O cadastro também traz uma empreiteira envolvida na construção da hidrelétrica de Jirau, em Rondônia. Contratada pelo consórcio Energia Sustentável do Brasil (Enersus), a Construtora BS foi autuada por submeter 38 trabalhadores a condições análogas à de escravo na obra, estimada em R$ 10 bilhões, no Rio Madeira.
Políticos
Pelo menos dois políticos fazem parte dos 52 novos empregadores relacionados no cadastro do governo federal, como mostra o site da ONG Repórter Brasil. Edmar Koller Heller foi flagrado em 2010 explorando mão-de-obra escrava em um garimpo na Fazenda Beira Rio, que fica em Novo Mundo (MT), a 800 km de Cuiabá. Ele se elegeu prefeito de Peixoto de Azevedo (MT) em 2000 pelo PFL (hoje DEM). Mas foi cassado em meio a denúncias de desvio de verba pública e contratação ilegal de pessoal e de veículos.
Também faz parte da nova lista um ex-secretário municipal de Meio Ambiente. Evanildo Nascimento Souza foi autuado por manter nove trabalhadores em condições degradantes quando ocupava a pasta no município de Goianésia do Pará (PA). Eles eram usados no corte e na queima da madeira para produção de carvão na propriedade do próprio secretário do Meio Ambiente.
Rãs na água
Um dos empregadores incluídos na lista, Lindenor de Freitas Façanha foi autuado após os fiscais do Trabalho libertarem cinco trabalhadores em sua fazenda de gado de corte no interior do Maranhão. O resgate ocorreu em 13 de maio de 2010, dia em que a abolição da escravatura completava 122 anos. A água consumida pelos trabalhadores era infestada de rãs, como registraram os fiscais. Na época, há três meses sem receber salários, eles se alimentavam apenas de arroz misturado com folhas de vinagreira, limão e pimenta. O salário pago era de R$ 120, menos de um quarto dos R$ 510 do piso nacional praticado naquele ano.

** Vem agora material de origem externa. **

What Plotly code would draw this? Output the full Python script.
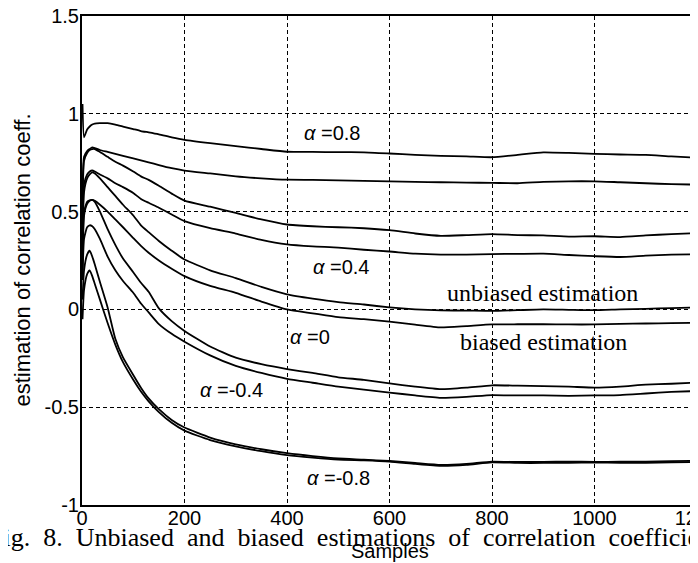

A atualização da “lista suja” também traz quem é acusado de submeter menores de idade ao trabalho escravo. Dos 23 trabalhadores resgatados numa fazenda arrendada por Wilson Zemann, de Rio Negrinhos (SC), 11 tinham entre 12 e 16 anos de idade. Além de riscos de contaminação por agrotóxicos, provocados pela falta de equipamentos de proteção individual, as vítimas enfrentavam precariedade e jornada exaustiva.
Caminho da lista
O cadastro foi criado pelo Ministério do Trabalho em 2004. A inclusão do nome ocorre após a conclusão do processo administrativo, quando não cabe mais recurso dentro do próprio ministério contra a fiscalização. Os nomes são mantidos ali por, ao menos, dois anos. Nesse período, os infratores são monitorados. Na nova atualização, apenas dois nomes foram retirados do cadastro: Dirceu Bottega e Francisco Antélius Sérvulo Vaz. Os nomes só são retirados se, nesse intervalo, o infrator passar a cumprir as obrigações trabalhistas e não voltar a cometer o delito.
“No curso da ação fiscal, o empregador recebe auto de infração, com a irregularidade e a situação fundamentadas. Ele tem direito a defesa no prazo de dez dias. Depois disso, se decisão não for favorável, o autuado ainda pode recorrer à instância superior no ministério. Só após o trânsito em julgado, ou seja, quando não couber mais recurso, é que ele passa a ser considerado apto a entrar no cadastro de empregadores”, conta o chefe da Divisão de Fiscalização para Erradicação do Trabalho Escravo, Alexandre Lyra.